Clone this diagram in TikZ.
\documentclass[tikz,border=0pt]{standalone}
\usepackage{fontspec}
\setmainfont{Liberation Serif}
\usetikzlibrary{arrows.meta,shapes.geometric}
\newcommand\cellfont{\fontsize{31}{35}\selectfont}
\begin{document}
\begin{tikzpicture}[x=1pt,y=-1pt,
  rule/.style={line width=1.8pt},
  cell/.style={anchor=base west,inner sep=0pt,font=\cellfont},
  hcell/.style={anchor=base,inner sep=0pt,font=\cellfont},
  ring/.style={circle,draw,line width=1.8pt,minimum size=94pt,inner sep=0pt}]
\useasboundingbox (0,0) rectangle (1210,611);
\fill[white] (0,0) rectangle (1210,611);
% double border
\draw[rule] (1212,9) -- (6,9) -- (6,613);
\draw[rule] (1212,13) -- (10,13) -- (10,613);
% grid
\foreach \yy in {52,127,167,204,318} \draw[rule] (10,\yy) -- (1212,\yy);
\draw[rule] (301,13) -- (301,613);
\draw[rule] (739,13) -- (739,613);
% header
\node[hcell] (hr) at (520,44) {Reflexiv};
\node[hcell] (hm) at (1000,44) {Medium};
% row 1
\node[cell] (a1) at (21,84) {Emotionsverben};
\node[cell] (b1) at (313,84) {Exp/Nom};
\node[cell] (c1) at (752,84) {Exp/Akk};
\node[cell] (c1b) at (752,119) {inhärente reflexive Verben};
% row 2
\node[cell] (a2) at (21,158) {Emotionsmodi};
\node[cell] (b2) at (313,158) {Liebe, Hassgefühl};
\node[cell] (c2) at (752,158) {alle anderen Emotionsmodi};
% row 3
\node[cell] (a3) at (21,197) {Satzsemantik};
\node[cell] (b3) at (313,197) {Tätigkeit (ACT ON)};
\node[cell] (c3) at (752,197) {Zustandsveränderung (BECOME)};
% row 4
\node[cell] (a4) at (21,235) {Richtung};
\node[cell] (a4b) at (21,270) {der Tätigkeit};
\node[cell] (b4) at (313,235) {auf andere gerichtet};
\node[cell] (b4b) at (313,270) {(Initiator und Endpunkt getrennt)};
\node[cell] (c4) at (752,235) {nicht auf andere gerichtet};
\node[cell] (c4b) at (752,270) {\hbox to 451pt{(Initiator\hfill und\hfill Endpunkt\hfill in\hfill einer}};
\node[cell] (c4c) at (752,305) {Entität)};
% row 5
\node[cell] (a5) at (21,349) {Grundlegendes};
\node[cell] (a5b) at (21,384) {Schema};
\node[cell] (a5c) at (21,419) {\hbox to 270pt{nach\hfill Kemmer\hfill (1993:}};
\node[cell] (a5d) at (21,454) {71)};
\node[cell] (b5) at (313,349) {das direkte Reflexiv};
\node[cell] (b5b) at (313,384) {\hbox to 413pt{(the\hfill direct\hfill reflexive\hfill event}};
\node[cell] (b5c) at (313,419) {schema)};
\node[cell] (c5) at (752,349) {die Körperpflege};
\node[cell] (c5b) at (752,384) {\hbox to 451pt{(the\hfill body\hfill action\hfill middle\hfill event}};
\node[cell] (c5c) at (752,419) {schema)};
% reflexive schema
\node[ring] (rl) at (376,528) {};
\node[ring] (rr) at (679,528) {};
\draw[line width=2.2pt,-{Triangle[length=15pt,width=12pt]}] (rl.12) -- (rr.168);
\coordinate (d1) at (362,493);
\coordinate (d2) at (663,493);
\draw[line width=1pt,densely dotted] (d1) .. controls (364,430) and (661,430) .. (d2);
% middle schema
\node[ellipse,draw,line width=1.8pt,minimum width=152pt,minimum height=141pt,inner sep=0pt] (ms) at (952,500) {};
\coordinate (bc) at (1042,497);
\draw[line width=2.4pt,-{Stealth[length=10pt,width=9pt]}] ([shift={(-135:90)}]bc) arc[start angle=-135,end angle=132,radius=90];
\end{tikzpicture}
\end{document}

────

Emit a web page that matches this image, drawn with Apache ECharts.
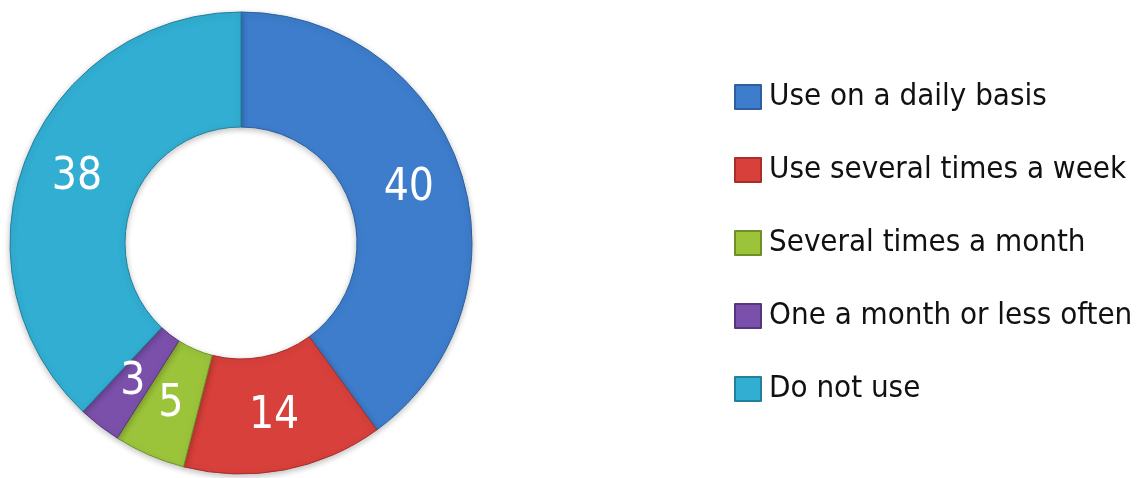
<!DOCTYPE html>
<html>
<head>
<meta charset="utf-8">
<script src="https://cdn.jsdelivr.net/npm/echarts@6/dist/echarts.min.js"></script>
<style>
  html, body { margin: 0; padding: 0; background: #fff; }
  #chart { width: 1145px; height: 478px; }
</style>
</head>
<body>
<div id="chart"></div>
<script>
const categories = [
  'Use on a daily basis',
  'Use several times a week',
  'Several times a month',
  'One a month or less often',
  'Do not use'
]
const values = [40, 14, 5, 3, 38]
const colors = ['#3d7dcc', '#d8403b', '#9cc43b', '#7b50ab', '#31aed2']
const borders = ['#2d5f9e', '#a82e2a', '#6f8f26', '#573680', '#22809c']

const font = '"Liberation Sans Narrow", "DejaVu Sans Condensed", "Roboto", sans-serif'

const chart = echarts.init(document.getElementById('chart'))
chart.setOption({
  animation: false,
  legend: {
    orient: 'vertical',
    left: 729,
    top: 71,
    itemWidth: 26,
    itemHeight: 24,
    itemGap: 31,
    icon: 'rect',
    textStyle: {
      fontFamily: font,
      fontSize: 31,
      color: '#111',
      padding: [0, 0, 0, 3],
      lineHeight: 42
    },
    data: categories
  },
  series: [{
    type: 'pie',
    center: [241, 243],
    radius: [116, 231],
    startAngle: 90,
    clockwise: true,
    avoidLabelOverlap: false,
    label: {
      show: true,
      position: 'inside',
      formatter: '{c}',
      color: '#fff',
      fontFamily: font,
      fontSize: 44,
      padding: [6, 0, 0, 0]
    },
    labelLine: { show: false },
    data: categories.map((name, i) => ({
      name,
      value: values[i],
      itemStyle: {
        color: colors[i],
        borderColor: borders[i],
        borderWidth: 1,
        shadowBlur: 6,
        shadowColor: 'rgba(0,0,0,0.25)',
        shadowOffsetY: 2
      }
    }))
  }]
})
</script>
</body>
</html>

────

Exercise details. Reply with one number only, the count of lines above that hold the string "this".

Written response. 2